→ **Task objective**
Begin at the first line of the data and copy each line through the one containing "const femTextPos = [0.6387, 0.3992];", that line included, with no pictures.

......

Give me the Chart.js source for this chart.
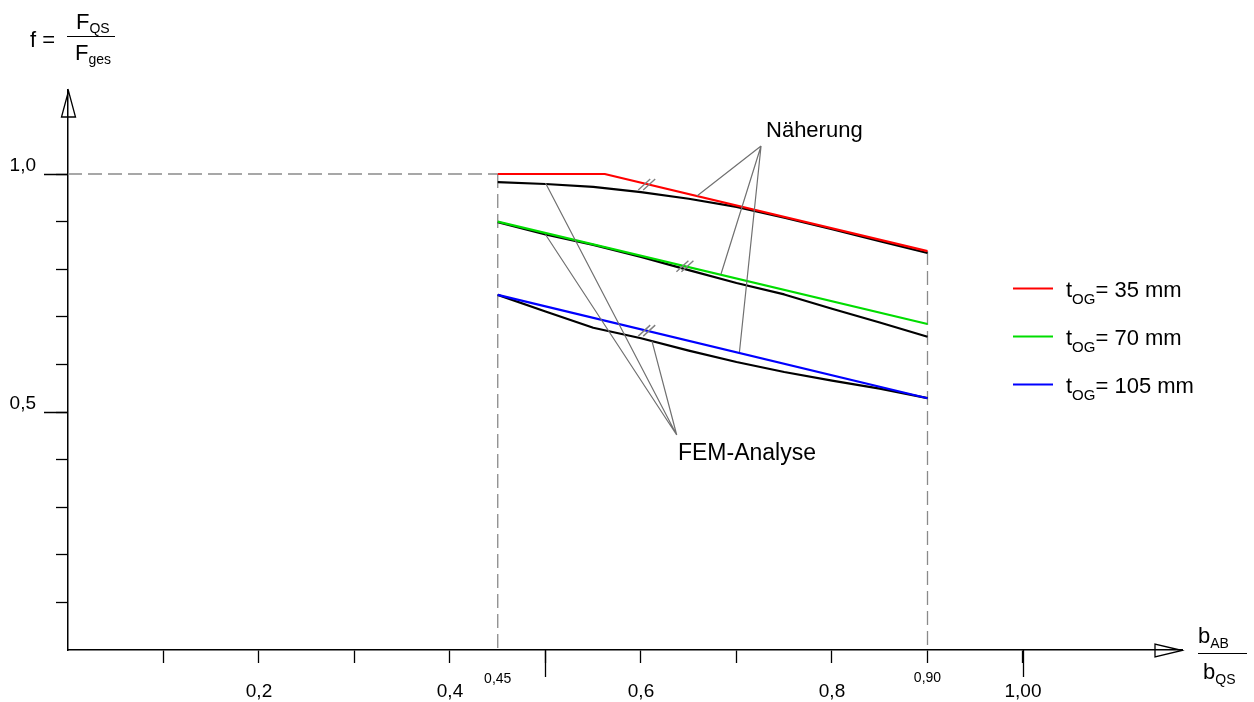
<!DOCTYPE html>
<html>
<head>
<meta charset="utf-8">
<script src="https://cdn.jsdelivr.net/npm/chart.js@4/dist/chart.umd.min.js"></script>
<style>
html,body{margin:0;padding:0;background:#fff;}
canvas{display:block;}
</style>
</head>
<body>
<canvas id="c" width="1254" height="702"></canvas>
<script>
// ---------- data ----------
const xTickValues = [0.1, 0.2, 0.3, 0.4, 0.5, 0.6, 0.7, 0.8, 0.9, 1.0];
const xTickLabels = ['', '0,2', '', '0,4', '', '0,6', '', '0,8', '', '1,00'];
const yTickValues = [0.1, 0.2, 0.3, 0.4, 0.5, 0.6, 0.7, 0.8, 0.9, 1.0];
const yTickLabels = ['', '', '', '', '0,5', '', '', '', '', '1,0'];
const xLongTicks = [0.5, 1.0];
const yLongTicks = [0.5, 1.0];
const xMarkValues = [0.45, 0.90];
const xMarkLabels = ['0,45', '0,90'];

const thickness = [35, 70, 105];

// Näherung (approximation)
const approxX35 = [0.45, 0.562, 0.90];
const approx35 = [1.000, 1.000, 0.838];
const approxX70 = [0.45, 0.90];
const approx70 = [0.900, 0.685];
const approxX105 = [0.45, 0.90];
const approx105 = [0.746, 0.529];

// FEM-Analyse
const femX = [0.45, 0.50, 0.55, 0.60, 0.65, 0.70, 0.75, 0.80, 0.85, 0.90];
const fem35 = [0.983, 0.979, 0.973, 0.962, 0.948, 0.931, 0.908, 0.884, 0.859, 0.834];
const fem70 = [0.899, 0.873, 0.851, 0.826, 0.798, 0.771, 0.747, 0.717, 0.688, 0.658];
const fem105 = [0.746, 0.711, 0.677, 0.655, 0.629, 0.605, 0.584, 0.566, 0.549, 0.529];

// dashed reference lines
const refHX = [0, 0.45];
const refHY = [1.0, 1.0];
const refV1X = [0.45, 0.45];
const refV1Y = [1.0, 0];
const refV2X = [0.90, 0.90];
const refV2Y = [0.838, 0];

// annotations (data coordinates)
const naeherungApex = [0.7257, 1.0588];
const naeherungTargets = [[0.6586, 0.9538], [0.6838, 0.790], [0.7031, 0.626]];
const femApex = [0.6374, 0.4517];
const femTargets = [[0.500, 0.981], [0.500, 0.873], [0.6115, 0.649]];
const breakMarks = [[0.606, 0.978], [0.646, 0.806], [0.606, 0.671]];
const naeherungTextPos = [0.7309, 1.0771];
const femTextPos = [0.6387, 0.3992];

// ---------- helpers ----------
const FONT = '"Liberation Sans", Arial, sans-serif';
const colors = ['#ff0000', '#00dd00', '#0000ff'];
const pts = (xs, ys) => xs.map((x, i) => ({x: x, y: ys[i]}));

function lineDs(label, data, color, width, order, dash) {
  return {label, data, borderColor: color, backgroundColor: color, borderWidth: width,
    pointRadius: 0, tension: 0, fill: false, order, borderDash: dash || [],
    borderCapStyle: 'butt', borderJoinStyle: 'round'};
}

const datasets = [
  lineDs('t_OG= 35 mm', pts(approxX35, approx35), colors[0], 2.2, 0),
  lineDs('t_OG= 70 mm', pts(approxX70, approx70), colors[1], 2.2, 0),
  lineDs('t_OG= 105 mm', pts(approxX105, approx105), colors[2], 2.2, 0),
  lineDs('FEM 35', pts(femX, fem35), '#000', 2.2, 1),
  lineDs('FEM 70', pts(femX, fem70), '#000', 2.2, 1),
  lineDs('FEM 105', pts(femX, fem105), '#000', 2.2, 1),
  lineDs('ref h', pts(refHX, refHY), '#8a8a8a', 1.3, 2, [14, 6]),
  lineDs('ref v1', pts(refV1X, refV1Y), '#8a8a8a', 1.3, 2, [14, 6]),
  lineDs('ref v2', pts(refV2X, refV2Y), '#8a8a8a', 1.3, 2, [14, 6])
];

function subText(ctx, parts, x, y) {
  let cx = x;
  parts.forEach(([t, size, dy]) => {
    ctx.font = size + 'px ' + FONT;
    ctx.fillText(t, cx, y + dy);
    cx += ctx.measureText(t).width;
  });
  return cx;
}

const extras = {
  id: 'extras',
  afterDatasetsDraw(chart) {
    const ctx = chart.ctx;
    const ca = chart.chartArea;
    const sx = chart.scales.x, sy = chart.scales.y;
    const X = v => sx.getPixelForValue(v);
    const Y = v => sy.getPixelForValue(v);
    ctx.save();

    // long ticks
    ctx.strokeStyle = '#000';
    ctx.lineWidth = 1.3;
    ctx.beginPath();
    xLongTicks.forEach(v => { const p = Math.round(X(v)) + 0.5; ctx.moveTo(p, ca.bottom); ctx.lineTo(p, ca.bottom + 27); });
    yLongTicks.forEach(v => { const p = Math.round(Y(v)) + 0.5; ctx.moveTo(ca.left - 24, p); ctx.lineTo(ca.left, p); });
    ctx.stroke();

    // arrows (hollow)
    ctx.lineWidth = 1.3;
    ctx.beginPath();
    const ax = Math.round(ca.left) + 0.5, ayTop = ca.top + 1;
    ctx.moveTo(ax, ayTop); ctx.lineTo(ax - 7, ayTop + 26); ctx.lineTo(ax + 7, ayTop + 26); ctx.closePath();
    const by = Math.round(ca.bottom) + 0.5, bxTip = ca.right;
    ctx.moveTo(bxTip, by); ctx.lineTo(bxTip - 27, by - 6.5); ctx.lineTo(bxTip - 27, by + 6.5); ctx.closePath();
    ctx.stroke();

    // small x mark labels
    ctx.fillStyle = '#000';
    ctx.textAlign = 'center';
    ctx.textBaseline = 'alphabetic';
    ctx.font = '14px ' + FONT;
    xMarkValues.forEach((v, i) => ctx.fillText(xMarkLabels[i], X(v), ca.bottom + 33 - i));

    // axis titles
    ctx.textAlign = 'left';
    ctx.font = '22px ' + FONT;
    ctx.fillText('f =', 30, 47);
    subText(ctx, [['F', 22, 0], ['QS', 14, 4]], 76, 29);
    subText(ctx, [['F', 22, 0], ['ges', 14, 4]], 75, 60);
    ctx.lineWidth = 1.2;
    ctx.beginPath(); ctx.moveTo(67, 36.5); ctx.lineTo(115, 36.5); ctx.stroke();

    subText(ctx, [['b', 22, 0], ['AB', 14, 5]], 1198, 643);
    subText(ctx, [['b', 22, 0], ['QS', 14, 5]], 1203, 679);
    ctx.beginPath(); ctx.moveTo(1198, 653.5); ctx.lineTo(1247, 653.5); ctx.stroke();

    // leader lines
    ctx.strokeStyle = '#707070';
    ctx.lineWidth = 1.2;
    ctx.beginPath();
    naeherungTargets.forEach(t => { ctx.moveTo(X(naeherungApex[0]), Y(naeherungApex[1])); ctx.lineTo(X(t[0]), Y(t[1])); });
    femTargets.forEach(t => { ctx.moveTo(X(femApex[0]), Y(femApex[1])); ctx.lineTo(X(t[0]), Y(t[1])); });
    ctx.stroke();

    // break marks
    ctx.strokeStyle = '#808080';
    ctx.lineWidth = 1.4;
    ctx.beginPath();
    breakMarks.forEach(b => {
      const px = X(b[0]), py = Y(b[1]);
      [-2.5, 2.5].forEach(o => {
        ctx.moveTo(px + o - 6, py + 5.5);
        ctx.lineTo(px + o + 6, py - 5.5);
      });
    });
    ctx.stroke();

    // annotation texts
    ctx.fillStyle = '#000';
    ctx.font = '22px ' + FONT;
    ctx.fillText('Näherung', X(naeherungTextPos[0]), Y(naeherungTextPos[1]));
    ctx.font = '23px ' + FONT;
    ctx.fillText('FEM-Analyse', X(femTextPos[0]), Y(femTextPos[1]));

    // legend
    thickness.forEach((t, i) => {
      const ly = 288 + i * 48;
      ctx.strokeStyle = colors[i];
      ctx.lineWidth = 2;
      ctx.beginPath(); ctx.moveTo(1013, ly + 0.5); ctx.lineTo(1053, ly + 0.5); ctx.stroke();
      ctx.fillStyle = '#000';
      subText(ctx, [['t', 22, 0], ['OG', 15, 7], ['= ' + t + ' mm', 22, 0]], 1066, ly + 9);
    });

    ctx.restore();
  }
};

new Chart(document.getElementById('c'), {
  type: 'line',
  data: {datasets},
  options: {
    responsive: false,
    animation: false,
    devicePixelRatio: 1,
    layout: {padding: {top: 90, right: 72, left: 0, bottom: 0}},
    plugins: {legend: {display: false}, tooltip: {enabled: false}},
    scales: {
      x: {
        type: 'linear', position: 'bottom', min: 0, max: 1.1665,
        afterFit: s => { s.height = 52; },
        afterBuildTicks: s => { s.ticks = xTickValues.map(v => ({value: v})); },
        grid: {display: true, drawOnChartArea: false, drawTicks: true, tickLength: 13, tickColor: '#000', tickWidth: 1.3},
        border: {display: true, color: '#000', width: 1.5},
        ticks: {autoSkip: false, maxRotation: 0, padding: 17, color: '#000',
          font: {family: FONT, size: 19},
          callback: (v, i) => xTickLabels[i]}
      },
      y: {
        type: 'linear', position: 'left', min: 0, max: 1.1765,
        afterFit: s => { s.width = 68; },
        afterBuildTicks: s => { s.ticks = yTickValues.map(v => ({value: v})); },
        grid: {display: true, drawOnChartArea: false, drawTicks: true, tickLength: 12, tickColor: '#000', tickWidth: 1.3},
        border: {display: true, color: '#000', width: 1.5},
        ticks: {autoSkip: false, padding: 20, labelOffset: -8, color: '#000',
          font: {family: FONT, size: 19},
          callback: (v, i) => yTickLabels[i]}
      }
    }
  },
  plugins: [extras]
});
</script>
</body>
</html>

......

→ **Task answer**
Give me the Chart.js source for this chart.
<!DOCTYPE html>
<html>
<head>
<meta charset="utf-8">
<script src="https://cdn.jsdelivr.net/npm/chart.js@4/dist/chart.umd.min.js"></script>
<style>
html,body{margin:0;padding:0;background:#fff;}
canvas{display:block;}
</style>
</head>
<body>
<canvas id="c" width="1254" height="702"></canvas>
<script>
// ---------- data ----------
const xTickValues = [0.1, 0.2, 0.3, 0.4, 0.5, 0.6, 0.7, 0.8, 0.9, 1.0];
const xTickLabels = ['', '0,2', '', '0,4', '', '0,6', '', '0,8', '', '1,00'];
const yTickValues = [0.1, 0.2, 0.3, 0.4, 0.5, 0.6, 0.7, 0.8, 0.9, 1.0];
const yTickLabels = ['', '', '', '', '0,5', '', '', '', '', '1,0'];
const xLongTicks = [0.5, 1.0];
const yLongTicks = [0.5, 1.0];
const xMarkValues = [0.45, 0.90];
const xMarkLabels = ['0,45', '0,90'];

const thickness = [35, 70, 105];

// Näherung (approximation)
const approxX35 = [0.45, 0.562, 0.90];
const approx35 = [1.000, 1.000, 0.838];
const approxX70 = [0.45, 0.90];
const approx70 = [0.900, 0.685];
const approxX105 = [0.45, 0.90];
const approx105 = [0.746, 0.529];

// FEM-Analyse
const femX = [0.45, 0.50, 0.55, 0.60, 0.65, 0.70, 0.75, 0.80, 0.85, 0.90];
const fem35 = [0.983, 0.979, 0.973, 0.962, 0.948, 0.931, 0.908, 0.884, 0.859, 0.834];
const fem70 = [0.899, 0.873, 0.851, 0.826, 0.798, 0.771, 0.747, 0.717, 0.688, 0.658];
const fem105 = [0.746, 0.711, 0.677, 0.655, 0.629, 0.605, 0.584, 0.566, 0.549, 0.529];

// dashed reference lines
const refHX = [0, 0.45];
const refHY = [1.0, 1.0];
const refV1X = [0.45, 0.45];
const refV1Y = [1.0, 0];
const refV2X = [0.90, 0.90];
const refV2Y = [0.838, 0];

// annotations (data coordinates)
const naeherungApex = [0.7257, 1.0588];
const naeherungTargets = [[0.6586, 0.9538], [0.6838, 0.790], [0.7031, 0.626]];
const femApex = [0.6374, 0.4517];
const femTargets = [[0.500, 0.981], [0.500, 0.873], [0.6115, 0.649]];
const breakMarks = [[0.606, 0.978], [0.646, 0.806], [0.606, 0.671]];
const naeherungTextPos = [0.7309, 1.0771];
const femTextPos = [0.6387, 0.3992];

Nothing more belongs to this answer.